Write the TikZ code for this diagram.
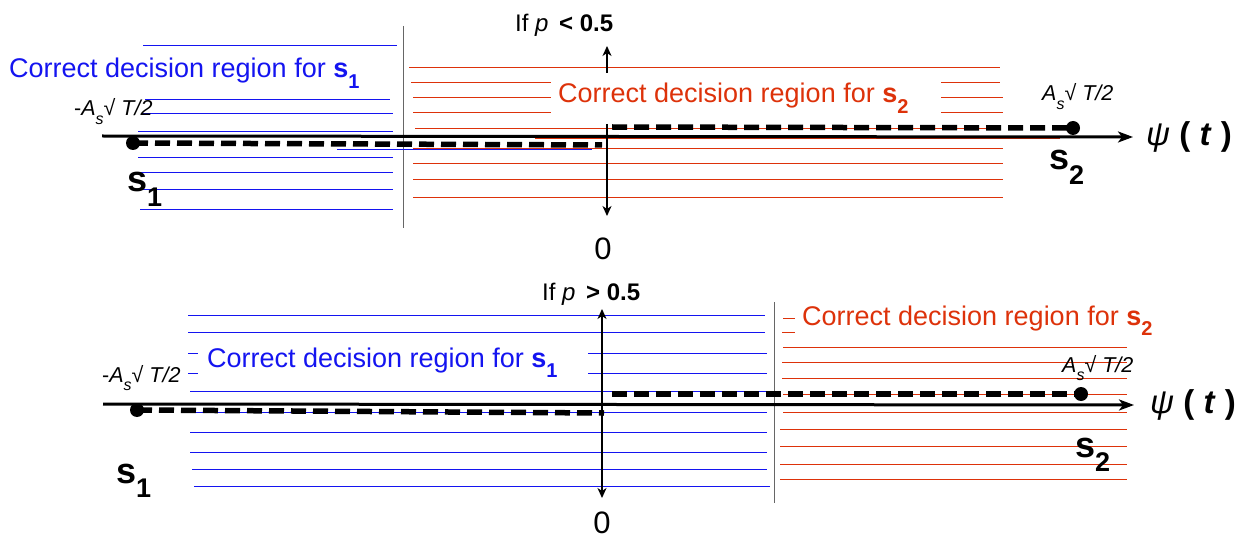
\documentclass[tikz,border=0pt]{standalone}
\usepackage{fontspec}
\setmainfont{Liberation Sans}
\usetikzlibrary{arrows.meta}
\definecolor{rblue}{RGB}{20,20,240}
\definecolor{rred}{RGB}{221,50,10}
\newcommand{\fs}[1]{\fontsize{#1}{#1}\selectfont}
\newcommand{\lowsub}[2]{\raisebox{-0.4em}{\fs{#1}#2}}
\newcommand{\asq}{\textit{A\lowsub{16}{s}}√ \textit{T/2}}
\begin{document}
\begin{tikzpicture}[x=1pt,y=-1pt,
  bl/.style={rblue, line width=0.9pt},
  rl/.style={rred, line width=0.9pt},
  axisline/.style={line width=3pt, -{Stealth[length=15pt,width=11pt,inset=4pt]}},
  sigdash/.style={line width=5.5pt, dash pattern=on 15pt off 7pt},
  sigdot/.style={circle, fill=black, inner sep=0pt, minimum size=14pt},
  varrow/.style={line width=1.5pt, -{Stealth[length=10pt,width=9pt,inset=3pt]}},
  gline/.style={gray!80!black, line width=1pt},
  regtext/.style={font=\fs{27}, inner sep=0pt, anchor=base west},
  small/.style={font=\fs{21.5}, inner sep=0pt, anchor=base west},
  ptext/.style={font=\fs{24}, inner sep=0pt, anchor=base west},
  zero/.style={font=\fs{31}, inner sep=0pt, anchor=base},
  sig/.style={font=\fs{36}\bfseries, inner sep=0pt, anchor=base west},
  psit/.style={font=\fs{33}, inner sep=0pt, anchor=west}]
\useasboundingbox (0,0) rectangle (1253,540);
% ---------------- top panel ----------------
\draw[gline] (403,26) -- (403,228);
\foreach \y/\a/\b in {45/143/397, 99/145/390, 113/143/393, 131/138/393, 149/337/592,
  157/138/393, 172/138/393, 189/140/393, 209/140/393}
  \draw[bl] (\a,\y) -- (\b,\y);
\foreach \y/\a/\b in {67/409/1000, 82/411/551, 82/941/1000, 97/413/551, 97/941/1003,
  112/413/551, 112/941/1003, 128/415/1000, 138/535/1060, 148/413/1003,
  163/413/1003, 179/413/1003, 197/413/1003}
  \draw[rl] (\a,\y) -- (\b,\y);
\coordinate (a1s) at (102,136);
\coordinate (a1e) at (1133,137);
\draw[axisline] (a1s) -- (a1e);
\node[sigdot] (d11) at (133,143) {};
\node[sigdot] (d12) at (1073,128) {};
\coordinate (m11) at (602,145);
\coordinate (m12) at (612,127);
\draw[sigdash] (d11.center) -- (m11);
\draw[sigdash] (m12) -- (d12.center);
\coordinate (v1a) at (607,73);
\coordinate (v1b) at (607,46);
\coordinate (v1c) at (607,124);
\coordinate (v1d) at (607,216);
\draw[varrow] (v1a) -- (v1b);
\draw[varrow] (v1c) -- (v1d);
\node[regtext, text=rblue] (t11) at (9,78) {Correct decision region for \textbf{s\lowsub{20}{1}}};
\node[regtext, text=rred] (t12) at (558,103) {Correct decision region for \textbf{s\lowsub{20}{2}}};
\node[ptext] (p1) at (515,32) {If \textit{p}\, \textbf{< 0.5}};
\node[zero] (z1) at (603,259) {0};
\node[small] (l11) at (74,116) {-\asq};
\node[small] (l12) at (1042,101) {\asq};
\node[sig] (s11) at (127,192) {s\lowsub{27}{1}};
\node[sig] (s12) at (1049,170) {s\lowsub{27}{2}};
\node[psit] (psi1) at (1146,137) {\textit{ψ} \textbf{(} \textbf{\textit{t}} \textbf{)}};
% ---------------- bottom panel ----------------
\draw[gline] (774,302) -- (774,503);
\foreach \y/\a/\b in {315/188/765, 332/188/765, 353/188/198, 353/588/767, 373/188/198,
  373/588/767, 391/190/767, 412/190/767, 432/190/767, 452/190/767, 469/192/767, 486/194/770}
  \draw[bl] (\a,\y) -- (\b,\y);
\foreach \y/\a/\b in {318/783/795, 332/782/795, 347/783/1127, 362/782/1127, 378/782/1127,
  394/783/1127, 412/783/1127, 429/780/1127, 446/780/1127, 464/780/1127, 479/780/1127}
  \draw[rl] (\a,\y) -- (\b,\y);
\coordinate (a2s) at (103,404);
\coordinate (a2e) at (1134,405);
\draw[axisline] (a2s) -- (a2e);
\node[sigdot] (d21) at (137,410) {};
\node[sigdot] (d22) at (1081,394) {};
\coordinate (m21) at (604,413);
\coordinate (m22) at (612,394);
\draw[sigdash] (d21.center) -- (m21);
\draw[sigdash] (m22) -- (d22.center);
\coordinate (v2a) at (602,309);
\coordinate (v2b) at (602,498);
\draw[varrow, {Stealth[length=10pt,width=9pt,inset=3pt]}-{Stealth[length=10pt,width=9pt,inset=3pt]}] (v2a) -- (v2b);
\node[regtext, text=rblue] (t21) at (207,367) {Correct decision region for \textbf{s\lowsub{20}{1}}};
\node[regtext, text=rred] (t22) at (802,325) {Correct decision region for \textbf{s\lowsub{20}{2}}};
\node[ptext] (p2) at (542,300) {If \textit{p}\, \textbf{> 0.5}};
\node[zero] (z2) at (602,533) {0};
\node[small] (l21) at (102,382) {-\asq};
\node[small] (l22) at (1062,372) {\asq};
\node[sig] (s21) at (116,483) {s\lowsub{27}{1}};
\node[sig] (s22) at (1075,457) {s\lowsub{27}{2}};
\node[psit] (psi2) at (1150,405) {\textit{ψ} \textbf{(} \textbf{\textit{t}} \textbf{)}};
\end{tikzpicture}
\end{document}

§ **What the task asks**: Drop the images and repeat the data exactly.

§ **The completed task**:
Write the TikZ code for this diagram.
\documentclass[tikz,border=0pt]{standalone}
\usepackage{fontspec}
\setmainfont{Liberation Sans}
\usetikzlibrary{arrows.meta}
\definecolor{rblue}{RGB}{20,20,240}
\definecolor{rred}{RGB}{221,50,10}
\newcommand{\fs}[1]{\fontsize{#1}{#1}\selectfont}
\newcommand{\lowsub}[2]{\raisebox{-0.4em}{\fs{#1}#2}}
\newcommand{\asq}{\textit{A\lowsub{16}{s}}√ \textit{T/2}}
\begin{document}
\begin{tikzpicture}[x=1pt,y=-1pt,
  bl/.style={rblue, line width=0.9pt},
  rl/.style={rred, line width=0.9pt},
  axisline/.style={line width=3pt, -{Stealth[length=15pt,width=11pt,inset=4pt]}},
  sigdash/.style={line width=5.5pt, dash pattern=on 15pt off 7pt},
  sigdot/.style={circle, fill=black, inner sep=0pt, minimum size=14pt},
  varrow/.style={line width=1.5pt, -{Stealth[length=10pt,width=9pt,inset=3pt]}},
  gline/.style={gray!80!black, line width=1pt},
  regtext/.style={font=\fs{27}, inner sep=0pt, anchor=base west},
  small/.style={font=\fs{21.5}, inner sep=0pt, anchor=base west},
  ptext/.style={font=\fs{24}, inner sep=0pt, anchor=base west},
  zero/.style={font=\fs{31}, inner sep=0pt, anchor=base},
  sig/.style={font=\fs{36}\bfseries, inner sep=0pt, anchor=base west},
  psit/.style={font=\fs{33}, inner sep=0pt, anchor=west}]
\useasboundingbox (0,0) rectangle (1253,540);
% ---------------- top panel ----------------
\draw[gline] (403,26) -- (403,228);
\foreach \y/\a/\b in {45/143/397, 99/145/390, 113/143/393, 131/138/393, 149/337/592,
  157/138/393, 172/138/393, 189/140/393, 209/140/393}
  \draw[bl] (\a,\y) -- (\b,\y);
\foreach \y/\a/\b in {67/409/1000, 82/411/551, 82/941/1000, 97/413/551, 97/941/1003,
  112/413/551, 112/941/1003, 128/415/1000, 138/535/1060, 148/413/1003,
  163/413/1003, 179/413/1003, 197/413/1003}
  \draw[rl] (\a,\y) -- (\b,\y);
\coordinate (a1s) at (102,136);
\coordinate (a1e) at (1133,137);
\draw[axisline] (a1s) -- (a1e);
\node[sigdot] (d11) at (133,143) {};
\node[sigdot] (d12) at (1073,128) {};
\coordinate (m11) at (602,145);
\coordinate (m12) at (612,127);
\draw[sigdash] (d11.center) -- (m11);
\draw[sigdash] (m12) -- (d12.center);
\coordinate (v1a) at (607,73);
\coordinate (v1b) at (607,46);
\coordinate (v1c) at (607,124);
\coordinate (v1d) at (607,216);
\draw[varrow] (v1a) -- (v1b);
\draw[varrow] (v1c) -- (v1d);
\node[regtext, text=rblue] (t11) at (9,78) {Correct decision region for \textbf{s\lowsub{20}{1}}};
\node[regtext, text=rred] (t12) at (558,103) {Correct decision region for \textbf{s\lowsub{20}{2}}};
\node[ptext] (p1) at (515,32) {If \textit{p}\, \textbf{< 0.5}};
\node[zero] (z1) at (603,259) {0};
\node[small] (l11) at (74,116) {-\asq};
\node[small] (l12) at (1042,101) {\asq};
\node[sig] (s11) at (127,192) {s\lowsub{27}{1}};
\node[sig] (s12) at (1049,170) {s\lowsub{27}{2}};
\node[psit] (psi1) at (1146,137) {\textit{ψ} \textbf{(} \textbf{\textit{t}} \textbf{)}};
% ---------------- bottom panel ----------------
\draw[gline] (774,302) -- (774,503);
\foreach \y/\a/\b in {315/188/765, 332/188/765, 353/188/198, 353/588/767, 373/188/198,
  373/588/767, 391/190/767, 412/190/767, 432/190/767, 452/190/767, 469/192/767, 486/194/770}
  \draw[bl] (\a,\y) -- (\b,\y);
\foreach \y/\a/\b in {318/783/795, 332/782/795, 347/783/1127, 362/782/1127, 378/782/1127,
  394/783/1127, 412/783/1127, 429/780/1127, 446/780/1127, 464/780/1127, 479/780/1127}
  \draw[rl] (\a,\y) -- (\b,\y);
\coordinate (a2s) at (103,404);
\coordinate (a2e) at (1134,405);
\draw[axisline] (a2s) -- (a2e);
\node[sigdot] (d21) at (137,410) {};
\node[sigdot] (d22) at (1081,394) {};
\coordinate (m21) at (604,413);
\coordinate (m22) at (612,394);
\draw[sigdash] (d21.center) -- (m21);
\draw[sigdash] (m22) -- (d22.center);
\coordinate (v2a) at (602,309);
\coordinate (v2b) at (602,498);
\draw[varrow, {Stealth[length=10pt,width=9pt,inset=3pt]}-{Stealth[length=10pt,width=9pt,inset=3pt]}] (v2a) -- (v2b);
\node[regtext, text=rblue] (t21) at (207,367) {Correct decision region for \textbf{s\lowsub{20}{1}}};
\node[regtext, text=rred] (t22) at (802,325) {Correct decision region for \textbf{s\lowsub{20}{2}}};
\node[ptext] (p2) at (542,300) {If \textit{p}\, \textbf{> 0.5}};
\node[zero] (z2) at (602,533) {0};
\node[small] (l21) at (102,382) {-\asq};
\node[small] (l22) at (1062,372) {\asq};
\node[sig] (s21) at (116,483) {s\lowsub{27}{1}};
\node[sig] (s22) at (1075,457) {s\lowsub{27}{2}};
\node[psit] (psi2) at (1150,405) {\textit{ψ} \textbf{(} \textbf{\textit{t}} \textbf{)}};
\end{tikzpicture}
\end{document}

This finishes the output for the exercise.